Epigenetic contribution to age distribution of mortality within the Penna model.

Some modifications of the simple asexual Penna model, enriched by epigenetic contributions, are presented. The standard bit-string Penna model of biological aging and population evolution is based on an inherited DNA structure which defines the future life of a newly born individuals, when genes are activated by the biological clock, and the predefined genetic death is fully controlled by the number of defected genes. Epigenomes allow to introduce additional mechanism of gene activation or silencing without affecting the DNA genome itself. It may be either inherited or may reflect external, environmental factors. In the presented model, information read from the introduced epigenome may alter gene expression that may be stopped or re-activated.
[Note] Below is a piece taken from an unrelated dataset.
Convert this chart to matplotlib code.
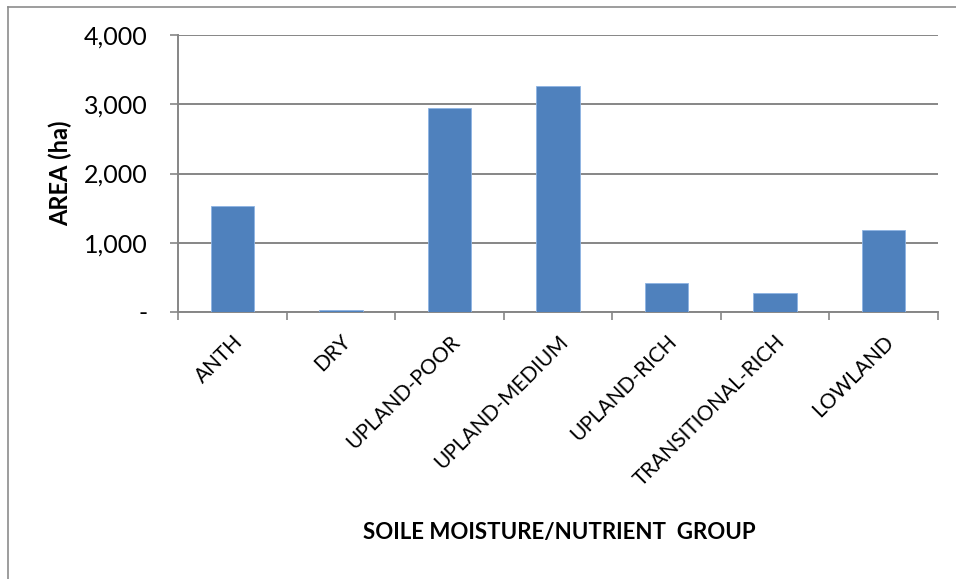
import numpy as np
import matplotlib
matplotlib.use("Agg")
import matplotlib.pyplot as plt
from matplotlib.ticker import FuncFormatter, FixedLocator
from matplotlib.lines import Line2D

# ─── data ───────────────────────────────────────────────
groups = ["ANTH", "DRY", "UPLAND-POOR", "UPLAND-MEDIUM", "UPLAND-RICH",
          "TRANSITIONAL-RICH", "LOWLAND"]
area_ha = [1530, 35, 2950, 3265, 415, 270, 1190]
y_ticks = [0, 1000, 2000, 3000, 4000]

BAR_COLOR  = "#4F81BD"
GRID_COLOR = "#868686"
plt.rcParams["font.family"] = ["Lato", "DejaVu Sans"]

fig = plt.figure(figsize=(9.56, 5.79), dpi=100)
ax = fig.add_axes([178/956, 1 - 312/579, (938-178)/956, (312-35)/579])

x = np.arange(len(groups))
ax.bar(x, area_ha, width=0.4, color=BAR_COLOR, edgecolor="#8EB4E3",
       linewidth=0.6, zorder=3)

ax.set_xlim(-0.5, len(groups) - 0.5)
ax.set_ylim(0, 4000)
ax.yaxis.set_major_locator(FixedLocator(y_ticks))
ax.yaxis.set_major_formatter(FuncFormatter(lambda v, p: "-" if v == 0 else f"{v:,.0f}"))
ax.grid(axis="y", color=GRID_COLOR, linewidth=1.4, zorder=0)

# category ticks between bars, labels at centres
ax.set_xticks(np.arange(-0.5, len(groups)), minor=False)
ax.set_xticklabels([])
ax.set_xticks(x, minor=True)
ax.set_xticklabels(groups, minor=True, rotation=45, ha="right",
                   rotation_mode="anchor", fontsize=15)
ax.tick_params(axis="x", which="minor", length=0, pad=14)
ax.tick_params(axis="x", which="major", length=6, color=GRID_COLOR, width=1.2)
ax.tick_params(axis="y", length=6, color=GRID_COLOR, width=1.2,
               labelsize=18, pad=16)

for side in ["top", "right"]:
    ax.spines[side].set_visible(False)
for side in ["left", "bottom"]:
    ax.spines[side].set_color(GRID_COLOR)
    ax.spines[side].set_linewidth(1.4)

ax.set_ylabel("AREA (ha)", fontsize=17, fontweight="bold", labelpad=8)
fig.text(0.585, 1 - 533/579, "SOILE MOISTURE/NUTRIENT  GROUP", ha="center",
         va="center", fontsize=16, fontweight="bold")

# outer chart frame (left + top visible)
fig.add_artist(Line2D([8/956, 8/956], [0, 1 - 7/579], transform=fig.transFigure,
                      color="#8C8C8C", linewidth=1.2))
fig.add_artist(Line2D([8/956, 1], [1 - 7/579, 1 - 7/579], transform=fig.transFigure,
                      color="#8C8C8C", linewidth=1.2))

fig.savefig("out.png", dpi=100, facecolor="white")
We concentrate on the influence of epigenetics on the age a distribution of genetic mortality m(a). Changes in m(a) are strong for the case of inherited epigenetic contribution with nearly perfect inheritance and 'positive' epigenome that partly ignores the 'bad' mutations. We conclude that the epigenetic contribution may influence population structure m(a) and could be, at least partly, responsible for deviation of m(a) distribution from the Gompertz law. In short, we claim that proposed epigenetic contribution may be seen as a candidate for possible explanation of observed deviation from the Gompertz law, also among senior members of society. A very simple model was used in this paper and many crucial mechanisms of biological aging were omitted. Therefore, further work based on a more realistic models is necessary.